Little Kids First Big Book of Birds by Catherine D. Hughes  

The Discovery Channel’s Sharkopedia

Active Nonfiction
These offshoots of browse-able books are highly interactive and/or teach skills readers can use to engage in an activity. This category includes how-to guides, cookbooks, field guides, craft books, toy-book combinations that involve building a model, etc.

Minecraft: Construction Handbook by Matthew Needler  

Roald Dahl's Revolting Recipes by Josie Fison and Felicity Dahl

Narrative Nonfiction
This category typically dominates kidlit awards because the books feel familiar and comfortable to people who have a natural love of stories and storytelling (most editors, book reviewers, librarians, literacy educators, etc.). Narrative nonfiction tells a true story or conveys an experience. It includes real characters and settings; narrative scenes; and, ideally, a narrative arc with rising tension, a climax, and denouement. The scenes, which give readers an intimate look at the events and people being described, are linked by transitional text that provides necessary background while speeding through parts of the true story that don’t require close inspection.

Before She Was Harriet by Lesa Cline-Ransome

Dazzle Ships: World War I and the Art of Confusion by Chris Barton and Victo Ngai

Grace Hopper: Queen of Computer Code by Laurie Wallmark and Katy Wu

The Hidden Life of a Toad by Doug Wechsler

How the Cookie Crumbled: The True (and Not So True) Stories of the Invention of the Chocolate Chip Cookie by Gilbert Ford

The World is Not a Rectangle: A Portrait of Architect Zaha Hadid by Jeanette Winter

Expository Literature
These high-quality books explain, describe, or inform in ways that appeal to many young readers. In fact, a recent study shows that more than 75 percent of students like expository books as much as or more than narrative titles, and 42 percent have a moderate or strong preference for expository nonfiction (Repanskey, Schumm, & Johnson, 2017).

These books feature captivating art, dynamic design, rich engaging language, and some of all of the following text characteristics: strong voice, innovative point of view, carefully-chosen text structure, and purposeful text format. You can find a lengthy list of expository literature in this Nerdy Book Club post, but here are some of my recent favorites:

Anything by Steve Jenkins (I might just be his biggest fan.)

A Beetle is Shy by Dianna Hutts Aston

A Hundred Billion Trillion Stars by Seth Fishman and Isabel Greenberg 

Lesser Spotted Animals by Martin Brown

The Street Beneath My Feet by Charlotte Guillain and Yuval Zommer


  1. Your examples are so helpful! I've been reading as many as I can. Thank you!

  2. Love this post and the examples for each category. Thank you so much.

  3. This is wonderful!! Thank you for sharing, Melissa!!

  4. Thanks for your insight and all the great titles!

    1. Lots of folks asked for sample titles. I'm glad they're helping.

  5. You might consider non-fiction poetry as a category. Check out work by Leslie Bulion.

    1. I love, love, love Leslie's books and am looking forward to her upcoming Leaf Litter Critters.

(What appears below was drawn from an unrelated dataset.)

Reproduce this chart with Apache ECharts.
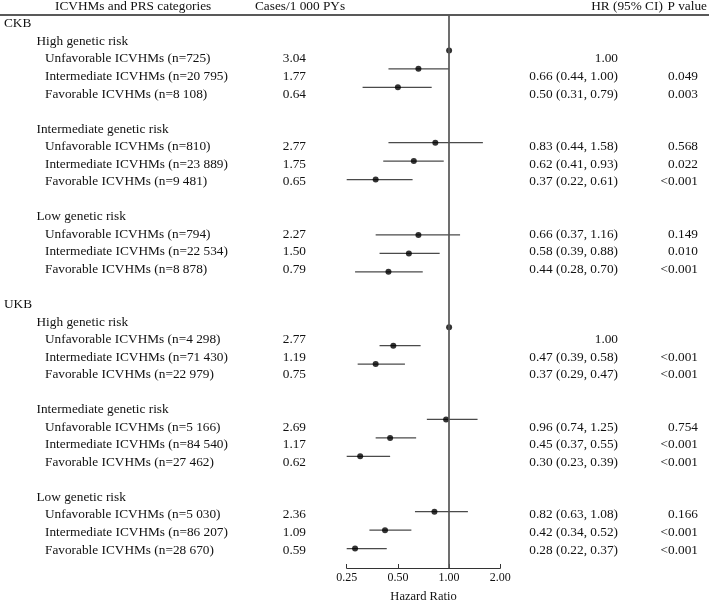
<!DOCTYPE html>
<html>
<head>
<meta charset="utf-8">
<script src="https://cdn.jsdelivr.net/npm/echarts@6/dist/echarts.min.js"></script>
<style>html,body{margin:0;padding:0;background:#fff}#c{width:709px;height:608px}</style>
</head>
<body>
<div id="c"></div>
<script>
const headers = ['ICVHMs and PRS categories', 'Cases/1 000 PYs', 'HR (95% CI)', 'P value'];
const cohorts = ['CKB', 'UKB'];
const riskGroups = ['High genetic risk', 'Intermediate genetic risk', 'Low genetic risk'];
const categories = [
  'Unfavorable ICVHMs (n=725)', 'Intermediate ICVHMs (n=20 795)', 'Favorable ICVHMs (n=8 108)',
  'Unfavorable ICVHMs (n=810)', 'Intermediate ICVHMs (n=23 889)', 'Favorable ICVHMs (n=9 481)',
  'Unfavorable ICVHMs (n=794)', 'Intermediate ICVHMs (n=22 534)', 'Favorable ICVHMs (n=8 878)',
  'Unfavorable ICVHMs (n=4 298)', 'Intermediate ICVHMs (n=71 430)', 'Favorable ICVHMs (n=22 979)',
  'Unfavorable ICVHMs (n=5 166)', 'Intermediate ICVHMs (n=84 540)', 'Favorable ICVHMs (n=27 462)',
  'Unfavorable ICVHMs (n=5 030)', 'Intermediate ICVHMs (n=86 207)', 'Favorable ICVHMs (n=28 670)'
];
const casesPer1000 = ['3.04','1.77','0.64','2.77','1.75','0.65','2.27','1.50','0.79',
                      '2.77','1.19','0.75','2.69','1.17','0.62','2.36','1.09','0.59'];
const hrLabels = ['1.00','0.66 (0.44, 1.00)','0.50 (0.31, 0.79)','0.83 (0.44, 1.58)','0.62 (0.41, 0.93)','0.37 (0.22, 0.61)',
                  '0.66 (0.37, 1.16)','0.58 (0.39, 0.88)','0.44 (0.28, 0.70)','1.00','0.47 (0.39, 0.58)','0.37 (0.29, 0.47)',
                  '0.96 (0.74, 1.25)','0.45 (0.37, 0.55)','0.30 (0.23, 0.39)','0.82 (0.63, 1.08)','0.42 (0.34, 0.52)','0.28 (0.22, 0.37)'];
const pValues = ['','0.049','0.003','0.568','0.022','<0.001','0.149','0.010','<0.001',
                 '','<0.001','<0.001','0.754','<0.001','<0.001','0.166','<0.001','<0.001'];
const hr     = [1.00,0.66,0.50,0.83,0.62,0.37,0.66,0.58,0.44,1.00,0.47,0.37,0.96,0.45,0.30,0.82,0.42,0.28];
const ciLow  = [null,0.44,0.31,0.44,0.41,0.22,0.37,0.39,0.28,null,0.39,0.29,0.74,0.37,0.23,0.63,0.34,0.22];
// upper whisker ends as drawn in the picture
const ciHigh = [null,1.00,0.79,1.58,0.93,0.61,1.16,0.88,0.70,null,0.68,0.55,1.47,0.64,0.45,1.29,0.60,0.43];
const xTicks = [0.25, 0.5, 1, 2];

const FONT = '"Liberation Serif", "Times New Roman", serif';
const FS = 13.3;
const COL = { cohort: 4, group: 36.5, item: 45, cases: 306, hr: 618, p: 698 };

// build text table rows
const texts = [];
function addText(x, k, text, align) { texts.push({ x, k, text, align }); }
addText(55, -1, headers[0], 'left');
addText(255, -1, headers[1], 'left');
addText(627, -1, headers[2], 'center');
addText(707, -1, headers[3], 'right');
const markerRows = [];
cohorts.forEach((c, ci) => {
  const base = ci * 16;
  addText(COL.cohort, base, c, 'left');
  riskGroups.forEach((g, gi) => {
    addText(COL.group, base + 1 + gi * 5, g, 'left');
    for (let i = 0; i < 3; i++) {
      const idx = ci * 9 + gi * 3 + i;
      const k = base + 2 + gi * 5 + i;
      addText(COL.item, k, categories[idx], 'left');
      addText(COL.cases, k, casesPer1000[idx], 'right');
      addText(COL.hr, k, hrLabels[idx], 'right');
      if (pValues[idx]) addText(COL.p, k, pValues[idx], 'right');
      markerRows[idx] = ci * 15 + gi * 5 + i;
    }
  });
});

const X_MIN = xTicks[0], X_MAX = xTicks[xTicks.length - 1];

const chart = echarts.init(document.getElementById('c'), null, { renderer: 'canvas' });
chart.setOption({
  animation: false,
  backgroundColor: '#fff',
  grid: [
    { left: 0, right: 0, top: 15, bottom: 35.3 },
    { left: 346.7, width: 153.6, top: 15, bottom: 35.3 }
  ],
  xAxis: [
    { gridIndex: 0, type: 'value', min: 0, max: 709, position: 'top',
      axisLine: { show: true, onZero: false, lineStyle: { color: '#222', width: 1.5 } },
      axisTick: { show: false }, axisLabel: { show: false }, splitLine: { show: false } },
    { gridIndex: 1, type: 'log', logBase: 2, min: X_MIN, max: X_MAX, position: 'bottom',
      name: 'Hazard Ratio', nameLocation: 'middle', nameGap: 22,
      nameTextStyle: { fontFamily: FONT, fontSize: 12.5, color: '#111' },
      axisLine: { show: true, onZero: false, lineStyle: { color: '#333', width: 1 } },
      axisTick: { show: true, inside: true, length: 4, lineStyle: { color: '#333' } },
      axisLabel: { fontFamily: FONT, fontSize: 12, color: '#111', margin: 4,
        formatter: v => Number(v).toFixed(2) },
      splitLine: { show: false } }
  ],
  yAxis: [
    { gridIndex: 0, type: 'value', inverse: true, min: -0.507, max: 31.29, show: false },
    { gridIndex: 1, type: 'value', inverse: true, min: -1.918, max: 28.05, show: false }
  ],
  series: [
    {
      type: 'custom', xAxisIndex: 0, yAxisIndex: 0, clip: false, silent: true,
      data: texts.map(t => [t.x, t.k]),
      renderItem: function (params, api) {
        const t = texts[params.dataIndex];
        const p = api.coord([api.value(0), api.value(1)]);
        return {
          type: 'text', x: p[0], y: p[1],
          style: { text: t.text, fill: '#111', fontSize: FS, fontFamily: FONT,
                   align: t.align, verticalAlign: 'middle',
                   textAlign: t.align, textVerticalAlign: 'middle' }
        };
      }
    },
    {
      type: 'custom', xAxisIndex: 1, yAxisIndex: 1, clip: false, silent: true,
      data: hr.map((v, i) => [ciLow[i] == null ? NaN : ciLow[i], ciHigh[i] == null ? NaN : ciHigh[i], markerRows[i]]),
      renderItem: function (params, api) {
        const i = params.dataIndex;
        if (ciLow[i] == null) return null;
        const lo = Math.max(ciLow[i], X_MIN), hi = Math.min(ciHigh[i], X_MAX);
        const a = api.coord([lo, markerRows[i]]);
        const b = api.coord([hi, markerRows[i]]);
        return { type: 'line', shape: { x1: a[0], y1: a[1], x2: b[0], y2: b[1] },
                 style: { stroke: '#4a4a4a', lineWidth: 1.3 } };
      },
      z: 2
    },
    {
      type: 'scatter', xAxisIndex: 1, yAxisIndex: 1, silent: true,
      symbol: 'circle', symbolSize: 6,
      itemStyle: { color: '#000' },
      data: hr.map((v, i) => [v, markerRows[i]]),
      markLine: {
        silent: true, symbol: ['none', 'none'], label: { show: false },
        lineStyle: { color: '#555', width: 1.7, type: 'solid' },
        data: [{ xAxis: 1 }]
      },
      z: 3
    }
  ]
});
</script>
</body>
</html>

      There seem to be two schools of thought regarding poetry.
      1. It's neither fiction nor nonfiction and would have it's own family tree.
      2. It could be classified as either narrative (if it tells a story or conveys an experience) or expository literature if it explains, describes, and informs.

      A book like Brown Girl Dreaming by Jacqueline Woodson or Before She Was Harriet by Lesa Cline-Ransome would be narrative, and books by Leslie Bulion or Joyce Sidman would be expository literature.

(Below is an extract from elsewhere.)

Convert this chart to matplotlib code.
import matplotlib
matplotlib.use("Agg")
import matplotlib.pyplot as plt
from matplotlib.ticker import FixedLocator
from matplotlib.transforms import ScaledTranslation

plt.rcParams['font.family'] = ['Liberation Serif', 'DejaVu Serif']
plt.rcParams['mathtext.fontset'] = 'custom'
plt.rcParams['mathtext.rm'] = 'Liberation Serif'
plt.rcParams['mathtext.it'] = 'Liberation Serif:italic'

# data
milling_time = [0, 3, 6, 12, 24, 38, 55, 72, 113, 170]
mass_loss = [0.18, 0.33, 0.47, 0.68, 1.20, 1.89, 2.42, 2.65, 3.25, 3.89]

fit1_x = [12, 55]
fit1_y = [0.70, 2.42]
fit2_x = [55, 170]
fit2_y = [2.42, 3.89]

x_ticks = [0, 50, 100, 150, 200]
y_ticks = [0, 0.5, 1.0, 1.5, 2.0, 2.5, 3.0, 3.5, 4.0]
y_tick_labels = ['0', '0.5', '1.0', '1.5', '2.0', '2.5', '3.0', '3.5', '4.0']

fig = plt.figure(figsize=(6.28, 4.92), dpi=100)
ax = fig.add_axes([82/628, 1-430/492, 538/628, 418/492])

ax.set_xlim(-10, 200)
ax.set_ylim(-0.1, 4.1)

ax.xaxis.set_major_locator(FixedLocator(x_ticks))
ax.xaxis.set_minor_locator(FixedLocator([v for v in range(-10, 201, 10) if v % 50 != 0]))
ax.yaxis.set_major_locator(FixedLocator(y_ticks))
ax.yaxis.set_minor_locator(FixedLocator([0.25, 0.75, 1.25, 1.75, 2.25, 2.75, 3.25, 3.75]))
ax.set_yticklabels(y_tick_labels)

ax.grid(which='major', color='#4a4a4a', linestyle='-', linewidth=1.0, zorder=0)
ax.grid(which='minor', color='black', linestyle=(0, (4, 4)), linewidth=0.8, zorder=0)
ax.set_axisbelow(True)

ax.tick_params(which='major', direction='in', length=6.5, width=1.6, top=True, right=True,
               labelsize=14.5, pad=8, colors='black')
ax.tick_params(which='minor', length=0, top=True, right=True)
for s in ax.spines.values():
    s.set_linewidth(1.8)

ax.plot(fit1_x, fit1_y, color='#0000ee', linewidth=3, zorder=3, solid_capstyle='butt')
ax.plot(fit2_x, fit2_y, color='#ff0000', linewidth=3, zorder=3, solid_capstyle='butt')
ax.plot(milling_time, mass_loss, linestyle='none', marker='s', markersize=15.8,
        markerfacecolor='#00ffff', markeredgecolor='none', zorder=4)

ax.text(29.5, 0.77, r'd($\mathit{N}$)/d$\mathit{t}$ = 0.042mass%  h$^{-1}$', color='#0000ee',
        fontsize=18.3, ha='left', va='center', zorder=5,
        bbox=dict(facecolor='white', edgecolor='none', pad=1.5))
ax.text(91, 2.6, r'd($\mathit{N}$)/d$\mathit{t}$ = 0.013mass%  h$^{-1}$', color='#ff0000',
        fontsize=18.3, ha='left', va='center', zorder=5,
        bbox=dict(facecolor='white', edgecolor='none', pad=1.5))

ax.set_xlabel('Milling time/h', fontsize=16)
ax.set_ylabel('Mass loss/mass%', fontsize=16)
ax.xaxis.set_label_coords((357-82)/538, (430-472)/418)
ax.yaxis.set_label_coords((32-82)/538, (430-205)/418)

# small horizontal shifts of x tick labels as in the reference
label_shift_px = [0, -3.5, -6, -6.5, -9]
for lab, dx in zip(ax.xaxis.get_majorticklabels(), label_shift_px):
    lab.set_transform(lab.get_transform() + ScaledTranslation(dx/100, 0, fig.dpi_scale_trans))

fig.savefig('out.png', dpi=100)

  6. Thank you as always Melissa! My teachers love learning from you!

    1. Thanks for spreading the word, Jenny. Happy New Year!

  7. Thanks, Melissa Off to the library !

  8. This is such a helpful post! Thanks, Melissa!

  9. Thank you Mellissa - I've ordered each of the Expository Literature ones from the library and these different definitions REALLY help.

  10. This is great! As a librarian and aspiring kid's writer, so helpful.

  11. Thank you Thank you! Being one of those story loving librarians, I've not thought (or read very much) non-fiction. I do purchase high interest and award winning titles but now I have some categories to guide my purchasing and a great new lesson to share with my students to promote reading some great titles.